5. Foreign Investments
- Foreign Institutional Investors (FIIs): Inflows and outflows of foreign investment can influence stock prices.
- Global Economic Policies: Policies in major economies affect global capital flows.
The Nifty Next 50 index is calculated using the free float market capitalization-weighted method, which means the index level reflects the total market value of the 50 largest companies after the top 50 Nifty 50 companies, adjusted for the free float of each company's shares. Here’s an example how to calculate the same:
Imagine the Nifty Next 50 index is made up of 50 companies. To calculate the index, we follow these steps:
1. Calculate Market Capitalization: - For each company, multiply the price of one share by the total number of shares the company has.

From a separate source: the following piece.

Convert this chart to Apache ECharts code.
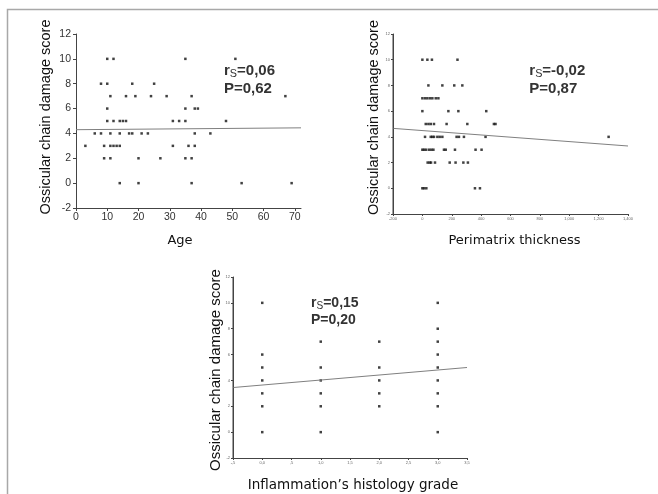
<!DOCTYPE html>
<html><head><meta charset="utf-8">
<script src="https://cdn.jsdelivr.net/npm/echarts@6/dist/echarts.min.js"></script>
<style>html,body{margin:0;padding:0;background:#fff}#c{width:658px;height:494px}</style>
</head><body><div id="c"></div>
<script>
// ---- Data ----
const yRange = [-2, 12];
const ageRange = [0, 72];
const periRange = [-200, 1400];
const gradeRange = [-0.5, 3.5];
const ageTicks = [0, 10, 20, 30, 40, 50, 60, 70];
const gradeTickLabels = ['-,5', '0,0', ',5', '1,0', '1,5', '2,0', '2,5', '3,0', '3,5'];

const ageX = [10,12,35,51, 8,10,18,25, 11,16,19,24,29,37,67, 10,35,38,39,
  10,12,14,15,16,31,33,35,48, 6,8,11,14,17,18,21,23,38,43,
  3,9,11,12,13,14,31,36,38, 9,11,20,27,35,37, 14,20,37,53,69];
const ageY = [10,10,10,10, 8,8,8,8, 7,7,7,7,7,7,7, 6,6,6,6,
  5,5,5,5,5,5,5,5,5, 4,4,4,4,4,4,4,4,4,4,
  3,3,3,3,3,3,3,3,3, 2,2,2,2,2,2, 0,0,0,0,0];
const ageFit = [[0, 4.3], [72, 4.45]];

const periX = [0,34,65,239, 41,136,217,272, 0,18,34,52,68,91,109, 0,177,245,435,
  23,41,57,79,165,306,487,498, 18,57,68,79,102,118,136,233,249,283,430,1268,
  0,11,25,45,61,75,147,159,222,362,403, 36,50,59,86,186,226,279,310, 0,11,27,358,392];
const periY = [10,10,10,10, 8,8,8,8, 7,7,7,7,7,7,7, 6,6,6,6,
  5,5,5,5,5,5,5,5, 4,4,4,4,4,4,4,4,4,4,4,4,
  3,3,3,3,3,3,3,3,3,3,3, 2,2,2,2,2,2,2,2, 0,0,0,0,0];
const periFit = [[-200, 4.66], [1400, 3.29]];

const gradeX = [0,0,0,0,0,0,0, 1,1,1,1,1,1, 2,2,2,2,2, 3,3,3,3,3,3,3,3,3];
const gradeY = [10,6,5,4,3,2,0, 7,5,4,3,2,0, 7,5,4,3,2, 10,8,7,6,5,4,3,2,0];
const gradeFit = [[-0.5, 3.45], [3.5, 5.0]];

const stats = [
  { r: '=0,06', p: 'P=0,62' },
  { r: '=-0,02', p: 'P=0,87' },
  { r: '=0,15', p: 'P=0,20' }
];
const yTitle = 'Ossicular chain damage score';
const xTitles = ['Age', 'Perimatrix thickness', 'Inflammation\u2019s histology grade'];

// ---- Chart ----
const ARIAL = '"Liberation Sans", Arial, sans-serif';
const VERD = '"DejaVu Sans", Verdana, sans-serif';
const AXC = '#444';
const pairs = (xs, ys) => xs.map((x, i) => [x, ys[i]]);

function yAxis(gi, big) {
  return {
    type: 'value', gridIndex: gi, min: yRange[0], max: yRange[1], interval: 2,
    axisLine: { show: true, onZero: false, lineStyle: { color: AXC, width: 1 } },
    axisTick: { show: true, length: big ? 3 : 2, lineStyle: { color: AXC } },
    splitLine: { show: false },
    axisLabel: { fontSize: big ? 10.5 : 4, color: big ? '#333' : '#666', fontFamily: ARIAL, margin: big ? 5 : 3 }
  };
}

// left axis edge drawn as a series through the scales (backup for the axis line)
function edgeSeries(gi, xmin) {
  return {
    type: 'line', xAxisIndex: gi, yAxisIndex: gi, clip: false, z: 5,
    data: [[xmin, yRange[0]], [xmin, yRange[1]]], symbol: 'none',
    lineStyle: { color: AXC, width: 1 }
  };
}

const scatterStyle = { color: '#111' };
const fitStyle = { color: '#808080', width: 1 };

const option = {
  animation: false,
  backgroundColor: '#fff',
  grid: [
    { left: 76, top: 34, width: 225, height: 174, outerBoundsMode: 'none' },
    { left: 393, top: 34, width: 235, height: 180, outerBoundsMode: 'none' },
    { left: 233, top: 277, width: 234, height: 181, outerBoundsMode: 'none' }
  ],
  xAxis: [
    {
      type: 'value', gridIndex: 0, min: ageRange[0], max: ageRange[1],
      axisLine: { show: true, onZero: false, lineStyle: { color: AXC, width: 1 } },
      axisTick: { show: true, length: 3, customValues: ageTicks, lineStyle: { color: AXC } },
      axisLabel: { customValues: ageTicks, fontSize: 10.5, color: '#333', fontFamily: ARIAL, margin: 4 },
      splitLine: { show: false },
      name: xTitles[0], nameLocation: 'middle', nameGap: 26,
      nameTextStyle: { fontFamily: VERD, fontSize: 13, color: '#111', padding: [0, 17, 0, 0] }
    },
    {
      type: 'value', gridIndex: 1, min: periRange[0], max: periRange[1], interval: 200,
      axisLine: { show: true, onZero: false, lineStyle: { color: AXC, width: 1 } },
      axisTick: { show: true, length: 2, lineStyle: { color: AXC } },
      axisLabel: { fontSize: 4, color: '#666', fontFamily: ARIAL, margin: 3 },
      splitLine: { show: false },
      name: xTitles[1], nameLocation: 'middle', nameGap: 20,
      nameTextStyle: { fontFamily: VERD, fontSize: 13, color: '#111', padding: [0, 0, 0, 8] }
    },
    {
      type: 'value', gridIndex: 2, min: gradeRange[0], max: gradeRange[1], interval: 0.5,
      axisLine: { show: true, onZero: false, lineStyle: { color: AXC, width: 1 } },
      axisTick: { show: true, length: 2, lineStyle: { color: AXC } },
      axisLabel: {
        fontSize: 4, color: '#666', fontFamily: ARIAL, margin: 3,
        formatter: v => gradeTickLabels[Math.round((v - gradeRange[0]) / 0.5)]
      },
      splitLine: { show: false },
      name: xTitles[2], nameLocation: 'middle', nameGap: 20,
      nameTextStyle: { fontFamily: VERD, fontSize: 13.5, color: '#111', padding: [0, 0, 0, 6] }
    }
  ],
  yAxis: [yAxis(0, true), yAxis(1, false), yAxis(2, false)],
  series: [
    { type: 'scatter', xAxisIndex: 0, yAxisIndex: 0, data: pairs(ageX, ageY), symbol: 'rect', symbolSize: 2.5, itemStyle: scatterStyle },
    { type: 'line', xAxisIndex: 0, yAxisIndex: 0, data: ageFit, symbol: 'none', lineStyle: fitStyle },
    { type: 'scatter', xAxisIndex: 1, yAxisIndex: 1, data: pairs(periX, periY), symbol: 'rect', symbolSize: 2.5, itemStyle: scatterStyle },
    { type: 'line', xAxisIndex: 1, yAxisIndex: 1, data: periFit, symbol: 'none', lineStyle: fitStyle },
    { type: 'scatter', xAxisIndex: 2, yAxisIndex: 2, data: pairs(gradeX, gradeY), symbol: 'rect', symbolSize: 2.5, itemStyle: scatterStyle },
    { type: 'line', xAxisIndex: 2, yAxisIndex: 2, data: gradeFit, symbol: 'none', lineStyle: fitStyle },
    edgeSeries(1, periRange[0]),
    edgeSeries(2, gradeRange[0])
  ],
  graphic: []
};

// frame
option.graphic.push({
  type: 'polyline', silent: true,
  shape: { points: [[7.5, 494], [7.5, 9.5], [658, 9.5]] },
  style: { stroke: '#a8a8a8', lineWidth: 1.5, fill: null }
});

// y titles
function yTitleEl(cx, cy, size) {
  return {
    type: 'text', x: cx, y: cy, rotation: Math.PI / 2, silent: true,
    style: { text: yTitle, fontFamily: ARIAL, fontSize: size, fill: '#111', align: 'center', verticalAlign: 'middle' }
  };
}
option.graphic.push(yTitleEl(45.5, 117, 14.5));
option.graphic.push(yTitleEl(374, 117.5, 14.5));
option.graphic.push(yTitleEl(215.7, 370, 15));

// statistics annotations
function statEl(x, y, st, size, lh) {
  return {
    type: 'text', x: x, y: y, silent: true,
    style: {
      text: '{r|r}{s|S}{r|' + st.r + '}\n{r|' + st.p + '}',
      align: 'left', verticalAlign: 'top',
      rich: {
        r: { fontFamily: ARIAL, fontWeight: 'bold', fontSize: size, lineHeight: lh, fill: '#333' },
        s: { fontFamily: ARIAL, fontWeight: 'normal', fontSize: size * 0.72, padding: [6, 0, 0, 0], fill: '#333' }
      }
    }
  };
}
option.graphic.push(statEl(224, 62, stats[0], 15, 18));
option.graphic.push(statEl(529.3, 62, stats[1], 15, 18));
option.graphic.push(statEl(311, 295, stats[2], 14, 17));

const chart = echarts.init(document.getElementById('c'), null, { renderer: 'canvas' });
chart.setOption(option);
</script></body></html>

- Example: If Company A has a share price of ₹100 and 1 million shares, its market capitalization is ₹100 crore.
2. Adjust for Free Float: - Not all shares are available for trading in the market. The free float factor represents the percentage of shares that can be traded.
- Example: If Company A's free float factor is 70%, only 70% of its shares are considered in the calculation.
- Adjusted market capitalization for Company A = ₹100 crore * 70% = ₹70 crore.
3. Sum Up All Companies:
- Add the adjusted market capitalizations of all 50 companies.
- Example: If the adjusted market capitalizations for three companies are ₹70 crore, ₹60 crore, and ₹45 crore, the total is ₹175 crore.
4. Index Calculation: - The index value is calculated by comparing the total adjusted market capitalization to a base value set when the index was created.
- Example: If the base value is ₹500 crore and the base index value is set to 1000, the current index value is calculated as:
Index Value = (Total Adjusted Market Cap/Base Market Cap) X Base Index Value
Index Value = (₹175 Crore/₹500 Crore) X 1000 = 350
So, the Nifty Next 50 index value in this simplified example would be 350. This means that the total value of the selected 50 companies has changed in proportion to the base period. The actual index uses all 50 companies, updates regularly, and considers other factors like stock splits and dividends.